I had decided not to write anything on the new NEP 2020 as a lot has already been written on it. However, after having read and observed a number of views and opinions on the policy, I was compelled to write on the line of arguments which have been picked up by both, the far Left and the far-Right sides.
The Left has criticized the policy for having to further an agenda of Hindutva or manuvadikaran (because it excludes the most socially and economically deprived groups), however, going by this logic, the previous government too, have brought forth the same agenda.
The NEP of 1986 and Programme of Action in 1992 have legitimized the system of non-formal education for the first time in India, the system which has promoted child labour and substandard quality of education for out of school children, whereas this policy plans to do the same within the school by vocation-alizing the education of children.
However, it does not mean that the doings of the previous government provides a sanction for the acts done by the current government. The point here is that the language employed for criticizing two policies furthering the same agenda has been different for different governments.

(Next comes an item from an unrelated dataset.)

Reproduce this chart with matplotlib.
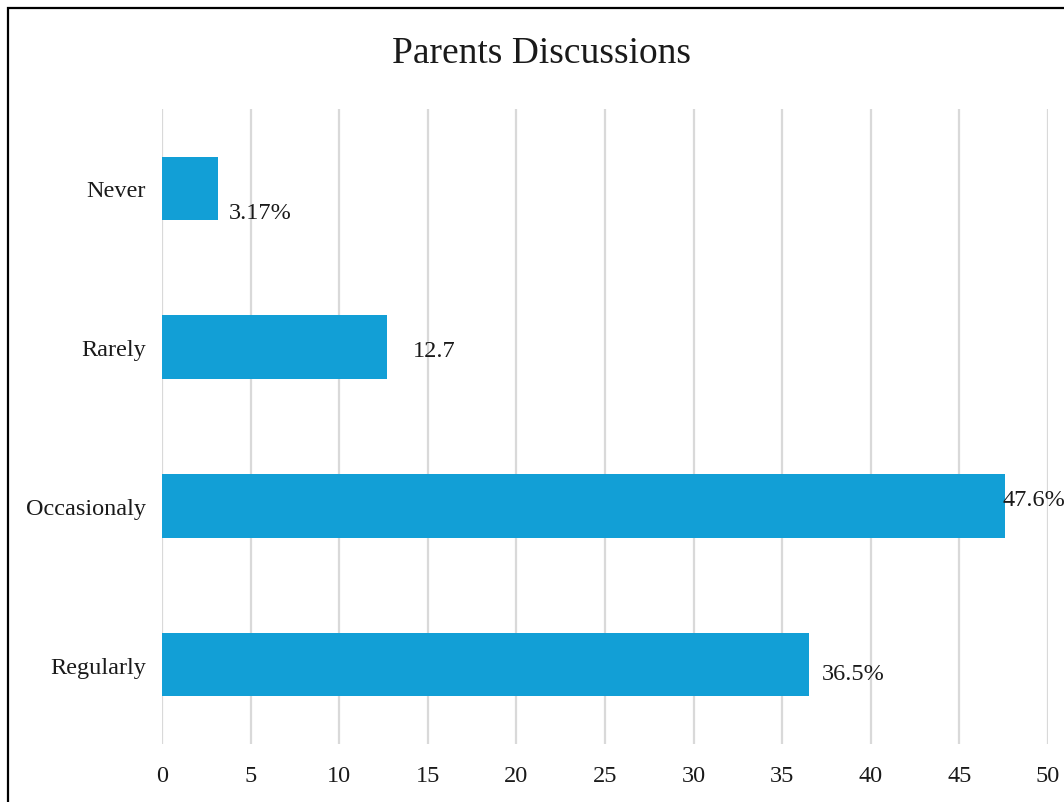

Both policies, previous and present by offering a sub-standard quality of education (wherein the work takes prominence instead of the accumulation of advanced knowledge) and promotion of privatization, have furthered the class interests. Although, this policy has gone ahead and tried to push it more strongly.
Secondly, another argument employed by some of the Left to critique the policy was through referring to Gandhi’s views on education in particular and on the nation in general. This is counterproductive, as a lot of policy’s recommendations are in line with Gandhi’s vision on education and nation. Like Gandhi’s emphasis on imparting education associated with work, thus, advocating vocational education, this policy too has made arrangements for the same.

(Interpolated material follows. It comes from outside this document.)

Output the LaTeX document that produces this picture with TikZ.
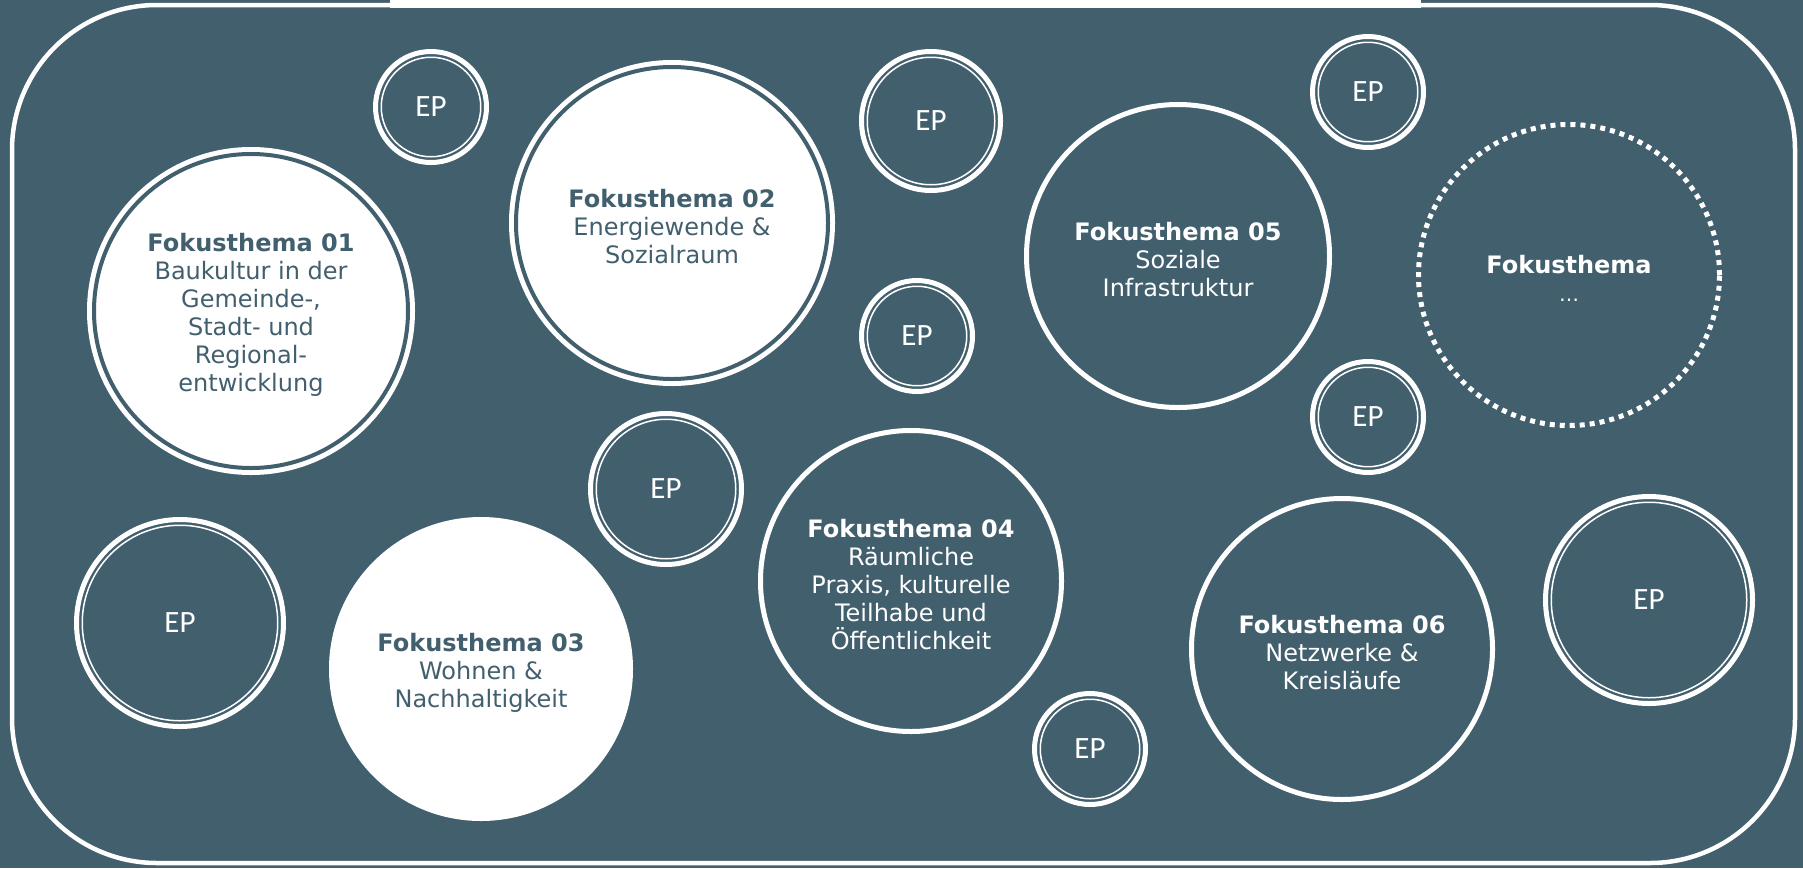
\documentclass[tikz,border=0pt]{standalone}
\usepackage{fontspec}
\setmainfont{DejaVu Sans}
\newfontfamily\epfont{Carlito}
\definecolor{slate}{HTML}{425F6E}
\begin{document}
\begin{tikzpicture}[x=1pt,y=-1pt,
  ftext/.style={font=\fontsize{24}{28}\selectfont, align=center, inner sep=0pt, yshift=-3.5pt},
  whitedouble/.style={circle, fill=white, draw=white, double=slate, double distance=4pt, line width=5pt},
  whiteplain/.style={circle, fill=white},
  darkring/.style={circle, draw=white, line width=5pt},
  dotring/.style={circle, draw=white, line width=5pt, dash pattern=on 5pt off 5pt},
  epring/.style={circle, draw=white, line width=5pt, text=white, inner sep=0pt, font=\epfont\fontsize{31}{33}\selectfont},
  frame/.style={draw=white, line width=4.5pt, rounded corners=145pt, inner sep=0pt}]
\useasboundingbox (0,0) rectangle (1803,868);
\fill[slate] (0,0) rectangle (1803,868);
\node[frame, minimum width=1783pt, minimum height=858pt] (frame) at (903.5,434) {};
\fill[white] (390,0) rectangle (1421,8);

\node[whitedouble, minimum size=314pt] (f1) at (251,311) {};
\node[ftext, text=slate] (f1t) at (f1.center)
  {\bfseries Fokusthema 01\\Baukultur in der\\Gemeinde-,\\Stadt- und\\Regional-\\entwicklung};
\node[whitedouble, minimum size=312pt] (f2) at (672,223) {};
\node[ftext, text=slate] (f2t) at (f2.center)
  {\bfseries Fokusthema 02\\Energiewende \&\\Sozialraum};
\node[whiteplain, minimum size=304pt] (f3) at (481,669) {};
\node[ftext, text=slate] (f3t) at (f3.center)
  {\bfseries Fokusthema 03\\Wohnen \&\\Nachhaltigkeit};
\node[darkring, minimum size=301pt] (f4) at (911,581) {};
\node[ftext, text=white] (f4t) at (f4.center)
  {\bfseries Fokusthema 04\\Räumliche\\Praxis, kulturelle\\Teilhabe und\\Öffentlichkeit};
\node[darkring, minimum size=303pt] (f5) at (1178,256) {};
\node[ftext, text=white] (f5t) at (f5.center)
  {\bfseries Fokusthema 05\\Soziale\\Infrastruktur};
\node[darkring, minimum size=301pt] (f6) at (1342,649) {};
\node[ftext, text=white] (f6t) at (f6.center)
  {\bfseries Fokusthema 06\\Netzwerke \&\\Kreisläufe};
\node[dotring, minimum size=301pt] (fx) at (1569,275) {};
\node[ftext, text=white] (fxt) at (fx.center)
  {\bfseries Fokusthema\\{\fontsize{20}{28}\selectfont …}};

\foreach \n/\x/\y/\r in {ep1/431/107/58, ep2/931/121/72, ep3/1368/92/58,
    ep4/917/336/58, ep5/1368/417/58, ep6/666/489/78, ep7/180/623/106,
    ep8/1649/600/106, ep9/1090/749/58}{
  \node[epring, minimum size={2*\r pt-5pt}] (\n) at (\x,\y) {EP};
  \draw[white, line width=1.5pt] (\n.center) circle[radius={\r pt-8.25pt}];
}
\end{tikzpicture}
\end{document}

Moreover, Gandhi while himself being English educated and foreign return has exhorted everything local and cultural. Similarly, this policy too has given special emphasis to the local knowledge as well as mother tongue. Moreover, the foundation of the public system of school education, as well as higher education, cannot be based on Gandhi’s vision, who had advocated self-sufficiency of education system, which could be parlance as ‘autonomous’ educational institutions in the context of the national education policy.
Now, coming to the far-Right groups who have tried to extinguish every attempt at criticizing the policy as the cynicism of Congress or Left, have failed to not only take in the criticism but also failed to argue with the Left on the basis of valid points. It is interesting to note that the policy which emphasizes a mother tongue or the local and national culture has tried to implement the American model of the education system.
Most of the far-Right have proclaimed that ‘the policy is good in intention and now everything depends on its implementation’, saying this brings us back to the display of ‘distrust’ by the Right itself, the sentiment with which the Right was rejecting the criticism of the policy.
Moreover, dissociating the policy recommendations with its implementation is similar to disassociating the means with the end. The actual ends could be different than what has been thought of previously, however, making no strategies to achieve the end in view does make the adopted means useless.
In my opinion, the policy is always made with prioritizing a certain set of beliefs, values and ideology. The work of the stakeholders is a careful analysis along with checking up of their own biases. Knowles and Clark (2018) have indicated towards a large number of studies demonstrating when the ideological and institutional barriers are not checked then the limit of the free flow of ideas and deliberations are hindered.